A Belgian Independent Parachute Company was officially founded at Malvern Wells on 8 May 1942 by Henri Rolin, the then-Belgian undersecretary for defense. It comprised the following:
A Company, 2nd Battalion Belgian Fusiliers, a Battalion mainly made up of Belgian volunteers from South and North America organised after January 1941, who moved to Great Britain in June 1941. A Company as a whole volunteered in February 1942 to train as an Independent Parachute Company under Lt. Freddy Limbosch as Chief Instructor.
A platoon of the 1st Battalion Belgian Fusiliers with some qualified parachutists.
Volunteers from other Belgian Forces units who had escaped occupied Belgium via France, Spain and Gibraltar.

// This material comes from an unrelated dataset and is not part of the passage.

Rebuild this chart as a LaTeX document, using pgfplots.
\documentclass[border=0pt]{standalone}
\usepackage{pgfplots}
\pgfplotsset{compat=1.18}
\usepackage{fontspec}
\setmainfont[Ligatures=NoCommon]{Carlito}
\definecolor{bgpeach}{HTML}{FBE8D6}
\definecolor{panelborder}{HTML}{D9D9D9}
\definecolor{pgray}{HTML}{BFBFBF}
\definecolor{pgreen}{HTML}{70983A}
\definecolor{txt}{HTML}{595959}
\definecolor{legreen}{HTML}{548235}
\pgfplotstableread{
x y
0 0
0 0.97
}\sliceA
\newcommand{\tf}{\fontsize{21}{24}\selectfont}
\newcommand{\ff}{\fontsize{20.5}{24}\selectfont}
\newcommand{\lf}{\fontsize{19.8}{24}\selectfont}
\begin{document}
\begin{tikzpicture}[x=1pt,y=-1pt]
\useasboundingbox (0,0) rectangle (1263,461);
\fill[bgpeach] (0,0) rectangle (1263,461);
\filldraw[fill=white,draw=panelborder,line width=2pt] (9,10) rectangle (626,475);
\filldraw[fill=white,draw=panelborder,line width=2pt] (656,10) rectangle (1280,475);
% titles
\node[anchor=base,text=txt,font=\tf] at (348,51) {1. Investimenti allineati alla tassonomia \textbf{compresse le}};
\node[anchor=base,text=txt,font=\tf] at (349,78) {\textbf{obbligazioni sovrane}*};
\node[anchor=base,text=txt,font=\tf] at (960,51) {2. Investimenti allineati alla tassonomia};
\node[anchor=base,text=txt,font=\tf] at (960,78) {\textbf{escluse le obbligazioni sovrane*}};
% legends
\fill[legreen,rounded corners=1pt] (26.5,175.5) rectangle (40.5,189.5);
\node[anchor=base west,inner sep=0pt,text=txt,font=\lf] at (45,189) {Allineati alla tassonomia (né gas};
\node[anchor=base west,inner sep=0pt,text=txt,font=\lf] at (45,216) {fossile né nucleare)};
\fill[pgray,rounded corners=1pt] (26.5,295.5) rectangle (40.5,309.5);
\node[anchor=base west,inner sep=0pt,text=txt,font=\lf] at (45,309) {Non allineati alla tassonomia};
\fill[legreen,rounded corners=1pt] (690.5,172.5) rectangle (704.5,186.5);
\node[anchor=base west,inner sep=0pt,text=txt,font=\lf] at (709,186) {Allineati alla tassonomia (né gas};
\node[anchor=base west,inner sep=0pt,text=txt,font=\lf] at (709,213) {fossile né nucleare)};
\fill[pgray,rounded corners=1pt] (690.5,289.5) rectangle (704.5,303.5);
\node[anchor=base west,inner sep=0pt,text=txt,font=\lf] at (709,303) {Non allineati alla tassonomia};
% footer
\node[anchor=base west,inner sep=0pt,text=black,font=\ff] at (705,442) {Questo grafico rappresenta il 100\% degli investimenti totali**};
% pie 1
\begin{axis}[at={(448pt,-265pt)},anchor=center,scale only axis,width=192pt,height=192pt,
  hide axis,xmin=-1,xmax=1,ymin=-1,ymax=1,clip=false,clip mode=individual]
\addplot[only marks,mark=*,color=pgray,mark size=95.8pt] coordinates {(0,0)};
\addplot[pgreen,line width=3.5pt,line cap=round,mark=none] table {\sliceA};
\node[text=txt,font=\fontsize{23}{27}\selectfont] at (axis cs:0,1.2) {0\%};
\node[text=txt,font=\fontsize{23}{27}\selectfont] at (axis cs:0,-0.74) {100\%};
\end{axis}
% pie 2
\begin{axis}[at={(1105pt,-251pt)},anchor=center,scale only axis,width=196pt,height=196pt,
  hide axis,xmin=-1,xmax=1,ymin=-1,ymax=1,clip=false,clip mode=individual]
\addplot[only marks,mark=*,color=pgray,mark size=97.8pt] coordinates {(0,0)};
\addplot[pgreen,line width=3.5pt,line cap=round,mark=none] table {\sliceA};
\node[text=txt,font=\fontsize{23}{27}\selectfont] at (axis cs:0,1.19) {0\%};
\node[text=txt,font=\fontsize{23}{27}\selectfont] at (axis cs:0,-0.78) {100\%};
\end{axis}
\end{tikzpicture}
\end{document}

The newly formed Company continued to train as an Independent Parachute Company, making extensive use of the schools and training facilities offered by the British. The unit was attached for 3 months to the 8th Parachute Battalion of the 6th Airborne Division in 1943, then spent a month in intensive training in December 1943 at the Allied Training Centre Inverlochy Castle, and finally in February 1944, at Loudon Castle Camp, near Galston joining the Special Air Service Brigade. Like all military units and formations the men came from all walks of life. The volunteers included a former world cycling champion, lawyers, farmers, labourers, lumberjacks, a circus acrobat, a professional wrestler and three barons. The commanding officer was a qualified engineer and dentist. The men who volunteered came from across the world to fight Nazis. Not all of them could even speak the same language. Some spoke French, some Dutch and others only English. These differences of upbringing, class, lifestyle and even language might have seemed problematic, but esprit de corps developed within the unit. The role of the Belgian SAS parachutists during the Second World War was primarily sabotage, intelligence and reconnaissance. The men saw their first action towards the end of July 1944 in France. During the Ardennes offensive the unit was regrouped and equipped with armored jeeps. As a reconnaissance squadron, they executed security and reconnaissance missions in support of the 6th British Airborne Division. They did so during the Battle of Bure. In 1945 they were used for counter-intelligence work that involved the location and arrest of top-ranking Nazis and war criminals. In the beginning of April 1945 the Belgian SAS Squadron consisted of three reconnaissance squads that deployed in the north of the Netherlands and in Germany. After the capitulation of the Germans on 8 May 1945 the Belgian SAS participated in 'Counter Intelligence' missions in both and Denmark. At the end of the war the Belgian SAS Regiment were the first Allied unit to set foot in Belgium and Germany and the only Belgian unit permanently on active deployment between July 1944 and May 1945. They were responsible for the capture of Admiral Doenitz's government in Flensburg and the German Foreign ministerRibbentrop.
Insignia
The cap badge is a downward pointing flaming sword worked in cloth of a Crusader shield. It was designed by Corporal Robert Tait, MM and Bar, following the usual British Army practice of holding a competition to design the cap badge for a new unit. The competition was held after the close of Operation Crusader. The motto is Who Dares, Wins. It was approved by the first Commanding Officer David Stirling, with the proposed wording 'Descend to Defend' or 'Strike and Destroy' disallowed. The sword depicted is King Arthur's Excalibur. Erroneous references to it as the Sword of Damocles derive from an article originally published in the regimental journal Mars and Minerva, written by a veteran of both British Regiments and the post-war re-raised Regiment. The author was subsequently proved to be incorrect.
The SAS pattern parachute wings were designed by Lieutenant Jock Lewes and based on the basic British Army design approved in 1940, but modified to reflect the Middle East origins of the new unit by the substitution of the stylised sacred ibis wings of Isis of Egyptian iconography depicted in the décor of Shepheard's Hotel in Cairo.
Disbandment
On 21 September 1945 5th SAS was transferred from the British Army to the newly reformed Belgian Army. Renamed the 1st Regiment of Parachutists they served independently as a mobile airborne unit until 1952 when the regiment joined with the Commando Regiment to form a battalion of the Paracommando Regiment. From 1952 on the traditions of 5th SAS were continued by 1st Parachute Battalion of the Paracommando Regiment. Amid defense cuts and reorganization to the Belgian army, in 2011 1 PARA was disbanded after 59 years of continuous service. In December 2010 the unit's banner, flag and insignia were officially handed over to the newly formed Special Forces Group.